Хрупкий абсолют, или Почему стоит бороться за христианское наследие (Жижек) - страница 58

К сожалению, понятие «тайный диссидент» — это оксюморон: соль диссидентского акта в его публичности; подобно всем известному ребенку из «Нового платья короля» Андерсена, он открыто говорит Другому то, о чем остальные лишь шепчут друг другу на ухо. Так что именно внутренняя дистанция Шостаковича в отношении официального социалистического понимания его симфоний сделала его прототипическим советским композитором. Эта дистанция является основой идеологии, в то время как авторы, которые целиком (сверх)отождествляемы с официальной идеологией, такие как Александр Медведкин, «последний большевик» — кинематографист, представленный в документальном фильме Криса Маркера, испытывают проблемы.

Каждый партийный функционер, вплоть до самого Сталина, был своего рода «тайным диссидентом», ведущим разговоры в кулуарах о том, что запрещено на публике.
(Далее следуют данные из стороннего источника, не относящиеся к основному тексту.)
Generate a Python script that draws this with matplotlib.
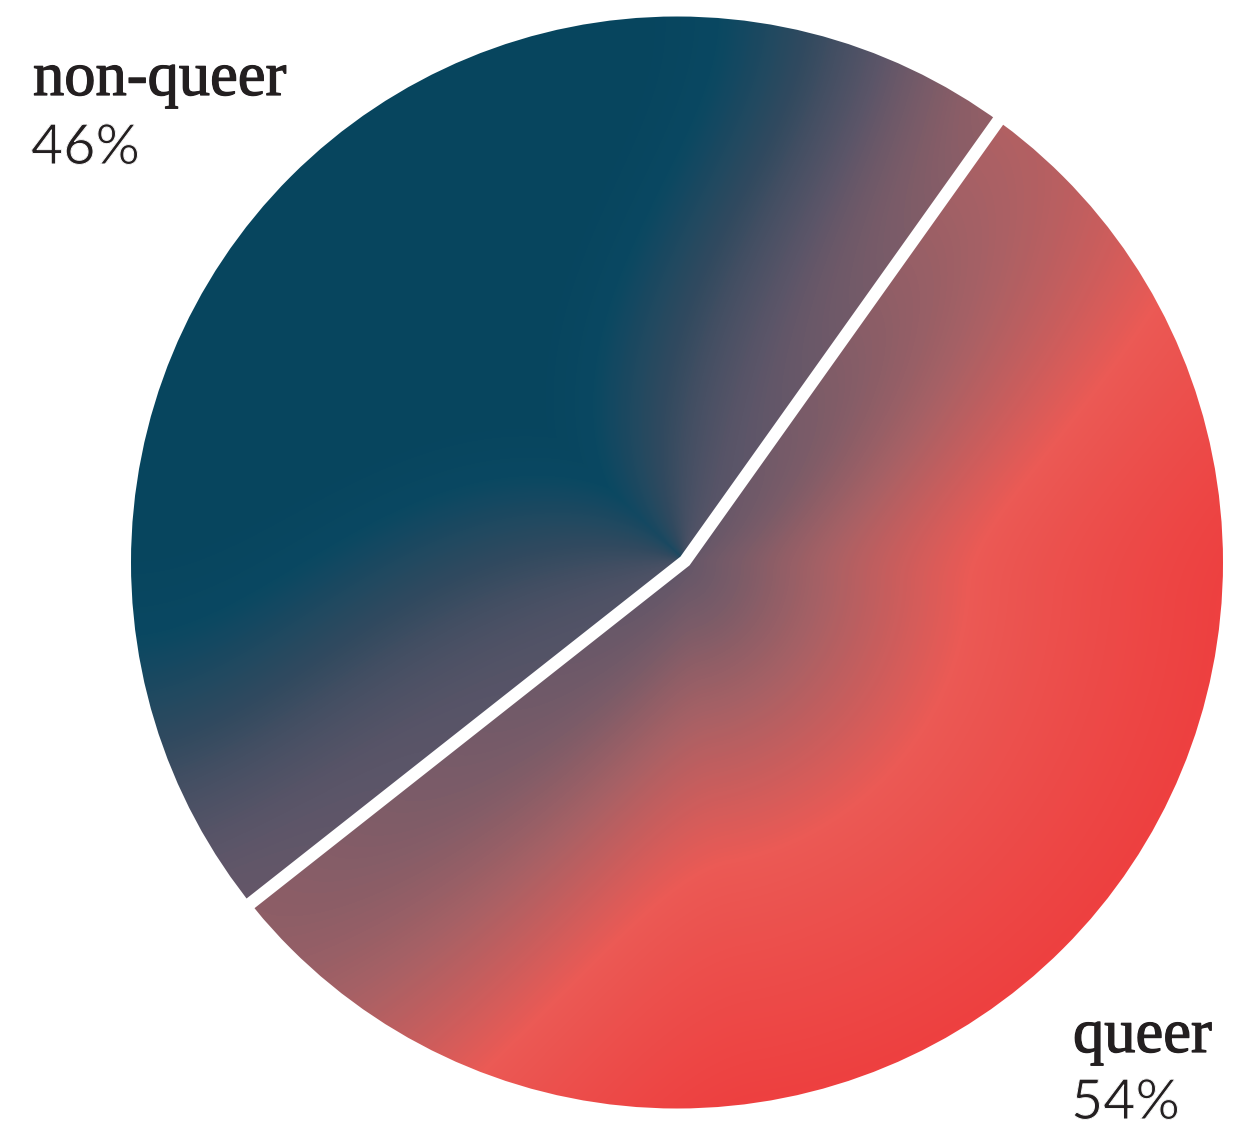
import numpy as np
import matplotlib
matplotlib.use("Agg")
import matplotlib.pyplot as plt
import matplotlib.patheffects as pe
from matplotlib.colors import LinearSegmentedColormap
from matplotlib.patches import Circle

# --- data -------------------------------------------------------------
labels = ["non-queer", "queer"]
shares = [46, 54]
share_text = ["46%", "54%"]

# --- canvas (axes in pixel units) ------------------------------------
W_PX, H_PX, DPI = 1254, 1127, 100
fig = plt.figure(figsize=(W_PX / DPI, H_PX / DPI), dpi=DPI)
ax = fig.add_axes([0, 0, 1, 1])
ax.set_xlim(0, W_PX)
ax.set_ylim(H_PX, 0)
ax.axis("off")

cx, cy, R = 677.0, 562.5, 546.0      # disc
px, py = 685.0, 561.0                # meeting point of the two cuts
start = 54.0                         # angle of the first cut (deg, counter-clockwise)


def region_area(a0, a1):
    """Area enclosed by apex -> arc(a0..a1) -> apex."""
    th = np.radians(np.linspace(a0, a1, 4000))
    xs = np.concatenate([[px - cx], R * np.cos(th)])
    ys = np.concatenate([[-(py - cy)], R * np.sin(th)])
    return 0.5 * abs(np.dot(xs, np.roll(ys, -1)) - np.dot(ys, np.roll(xs, -1)))


target = shares[0] / sum(shares) * np.pi * R ** 2
lo, hi = start + 60, start + 300
for _ in range(60):
    mid = 0.5 * (lo + hi)
    if region_area(start, mid) < target:
        lo = mid
    else:
        hi = mid
end = 0.5 * (lo + hi)


def on_rim(a, extra=0.0):
    return (cx + (R + extra) * np.cos(np.radians(a)),
            cy - (R + extra) * np.sin(np.radians(a)))


EA, EB = on_rim(start), on_rim(end)

# --- colour field ------------------------------------------------------
cmap = LinearSegmentedColormap.from_list("tealcoral", [
    (0.00, "#07455e"),
    (0.12, "#0a4862"),
    (0.30, "#324a5f"),
    (0.45, "#5a5568"),
    (0.55, "#7c5c68"),
    (0.65, "#a86165"),
    (0.80, "#eb5a55"),
    (1.00, "#ee4040"),
])

x0, x1 = cx - R - 4, cx + R + 4
y0, y1 = cy - R - 4, cy + R + 4
X, Y = np.meshgrid(np.arange(x0, x1, 1.0), np.arange(y0, y1, 1.0))

theta = np.degrees(np.arctan2(-(Y - py), X - px)) % 360
dirA = np.degrees(np.arctan2(-(EA[1] - py), EA[0] - px)) % 360
dirB = np.degrees(np.arctan2(-(EB[1] - py), EB[0] - px)) % 360
span = (dirB - dirA) % 360
in_first = ((theta - dirA) % 360) < span
r = np.clip(np.hypot(X - cx, Y - cy) / R, 0, 1)


def smooth(u):
    u = np.clip(u, 0, 1)
    return u * u * (3 - 2 * u)


# first wedge: teal core fading to mauve along both cuts
dA1 = (theta - dirA) % 360
dB1 = (dirB - theta) % 360
w1 = smooth(dA1 / (dA1 + dB1 + 1e-9))
e1 = (0.42 + 0.18 * r) * (1 - w1) + (0.41 + 0.07 * r) * w1
width = 45 + 120 * (1 - r) ** 2
t1 = e1 * (1 - smooth(np.minimum(dA1, dB1) / width))

# second wedge: mauve at the cuts warming to coral and red outward
dA2 = (dirA - theta) % 360
dB2 = (theta - dirB) % 360
w2 = smooth(dA2 / (dA2 + dB2 + 1e-9))
e2 = (0.47 + 0.20 * r) * (1 - w2) + (0.47 + 0.12 * r) * w2
g = r * smooth(np.minimum(dA2, dB2) / 60.0)
t2 = e2 + (1 - e2) * g

field = np.where(in_first, t1, t2)

disc = Circle((cx, cy), R, transform=ax.transData)
img = ax.imshow(field, cmap=cmap, vmin=0, vmax=1, extent=(x0, x1, y1, y0),
                interpolation="bilinear", zorder=1)
img.set_clip_path(disc)

# white cut between the wedges
EAo, EBo = on_rim(start, 30), on_rim(end, 30)
ax.plot([EAo[0], px, EBo[0]], [EAo[1], py, EBo[1]], color="white", lw=9,
        solid_joinstyle="miter", solid_capstyle="butt", zorder=3)

ax.set_xlim(0, W_PX)
ax.set_ylim(H_PX, 0)

# --- labels ------------------------------------------------------------
ink = "#231f20"
serif = dict(family=["Liberation Serif", "DejaVu Serif"], weight="normal",
             size=45, color=ink, va="baseline", ha="left",
             path_effects=[pe.withStroke(linewidth=0.9, foreground=ink)])
sans = dict(family=["Lato", "DejaVu Sans"], weight="normal",
            size=40, color=ink, va="baseline", ha="left",
            path_effects=[pe.Normal(), pe.Stroke(linewidth=0.7, foreground="white")])

ax.text(33, 95, labels[0], **serif)
ax.text(31, 164, share_text[0], **sans)
ax.text(1073, 1052, labels[1], **serif)
ax.text(1071, 1119, share_text[1], **sans)

fig.savefig("out.png", dpi=DPI, facecolor="white")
Более того, такое восхваление Шостаковича как тайного героя–диссидента не только фактически не соответствует действительности, но даже оскорбляет подлинное величие его поздней музыки. Даже малочувствительному к музыке человеку ясно, что его (заслуженно знаменитые) струнные квартеты — отнюдь не героические высказывания, бросающие вызов тоталитарному режиму, а мрачные комментарии к собственной трусости и оппортунизму. Целостность Шостаковича как художника коренится в том факте, что он целиком и полностью выражал в своей музыке внутреннее беспокойство, смесь отчаяния, меланхолической печали, вспышек бессильной ярости и даже ненависти к себе и уж никак не выставлял себя тайным героем. Важен тот факт, что самый его знаменитый Восьмой квартет был написан в то время, когда Шостакович наконец уступил давлению и стал членом Коммунистической партии (компромисс, который привел его чуть ли не к самоубийственному отчаянию): это музыка сломленного человека, если еще было кому ломаться. Хорошо известное [нрзб.] о русском, который мечется между меланхолической депрессией и вспышками бессильной ярости, таким образом, утрачивает свой внеисторический характер архетипа и обустраивается в конкретной социально- политической констелляции сговора с совестью, к которому художника склоняли в сталинском окружении. Отметим, что движения в Восьмом квартете от унылой депрессии («славянской меланхолической печали») к маниакальным вспышкам ярости и обратно в точности соответствуют этому клише. (На самом деле это как бы обычное внутреннее развитие классической сонатной формы — гармоническое начало, взрыв и развитие конфликта, финальное разрешение напряжения и возвращение к гармонии — воспроизводится у Шостаковича жутковато–насмешливым образом: от меланхолической печали к бессильному взрыву и затем опять к изначальной печали…) Тем не менее, столь превозносимые за их аскетическое богатство квартеты Шостаковича с их сдержанной горечью — парадоксальный итог его реакции на травмирующее вмешательство сталинистской политики, которая укротила его сатирически–экспериментирующую игривость.